Sunday 11 December 2011

The role of Divine Goddess

The Divine Goddess
The Structuralist approach is a structure that sees each god functioning together that works cohesively and well as one group. There are parallel through the main pantheon that centrally stabilises the group of gods. It important to notes that in simple terms for every male job there seems to be a female equivalent to the same role or a male and female god share a realm in which is set as an example for the Greek to follow. For example there is
Zeus and Hera- The prototype marriage couple, which many Greek would have used to establish the importance of the institute of marriage.   Athena and Hephaestus- Both are associated with war; Hephaestus makes the weapon for wars, whereas Athena acts as the brains and strategy in war.  Ares and Aphrodite- Love and war simply they are married after Aphrodite leaves Hephaestus, they balance and complement each other well. Dionysos (I have decided to include Dionysus as one of the 12 in the pantheon instead of Hestia as he sometimes takes her place and I will be discussing him later on in this blog) and Demeter- the Eleusian cult was dedicated to both these gods, particularly Demeter but both deal with crops and replenishing the earth with food. Apollo and Artemis are brother and sister sun and moon both had cults which initiated children into adulthood.  To round up Poseidon was the god of the sea and Hermes was the god of travel and outside the home.  There is also who I Hestia the goddess of inside the home but I excluded her at this time to make space for Dionysus was also important.
The structuralist approach enables us to see the pantheon working cohesively as one, but unfortunately lack any overlapping which is how problems are caused when
But what is a goddess’s role?
In an article written by Nicola Loraux, she proposes two hypotheses: ‘Either “goddess” is nothing other than the grammatical feminine of the word “god” and in the goddess the feminine is an essential characteristic. Or a goddess is something other than a god…her femininity is essential, but it may be either a femininity of the same kind found in mortal women or of a different, more intense kind.
Athena and Dionysos
Both these gods are worshipped in Athens. Even though Athena is patron of Athens the cult of Dionysos was very prominent in the city. Characteristically speaking Dionysos is seen as very feminine whereas Athena seen often seen as very masculine, however both have men and women in their cults, although it must be said more women followed Dionysos as he started his cult with followers known as the maenads.  I have decided to look at these two gods together as they were both born from Zeus, lacking in a maternal figure in their lives. They both have ‘mothers’ they are just not born from them.
In this passage from Hesiod it gives a portrayal of the birth of Athena. It highlights the powers that she will inherit from her mother and the extreme measure that Zeus would go to, to stop the prophecy of a more powerful child than him be born.
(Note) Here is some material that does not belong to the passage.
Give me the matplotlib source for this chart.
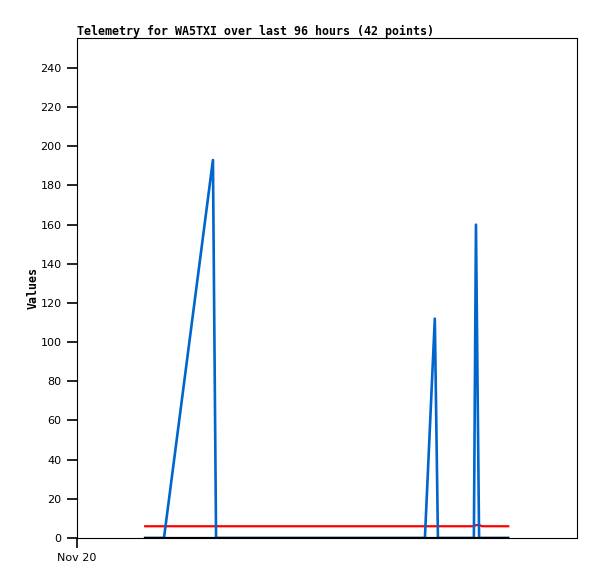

Zeus, the king of gods and men, made Metis, she who knows most things amongst gods and men, his wife first, but when she was about to give birth to the goddess Glaukopis Athena, he craftily deceived her with cunning words and put her down in his belly, on the advice of Gaia and starry Ouranos, who advised him thus in order that no other should hold royal honour over the eternal gods in place of Zeus, for it was decreed that resourceful children were to be born from her, first the daughter Glaukopis Tritogeneia who had equal fierceness and shrewdness to her father, but next she was to bring forth a son, the king of gods and men who possessed an overbearing (huperbios) heart. 
But Zeus beforehand put her down in his belly, so that the goddess might warn him about both good and evil (Hesiod, Theogony 886-900)
Zeus had to stop Metis giving not only could a more powerful child than him be born but the so-called child was female.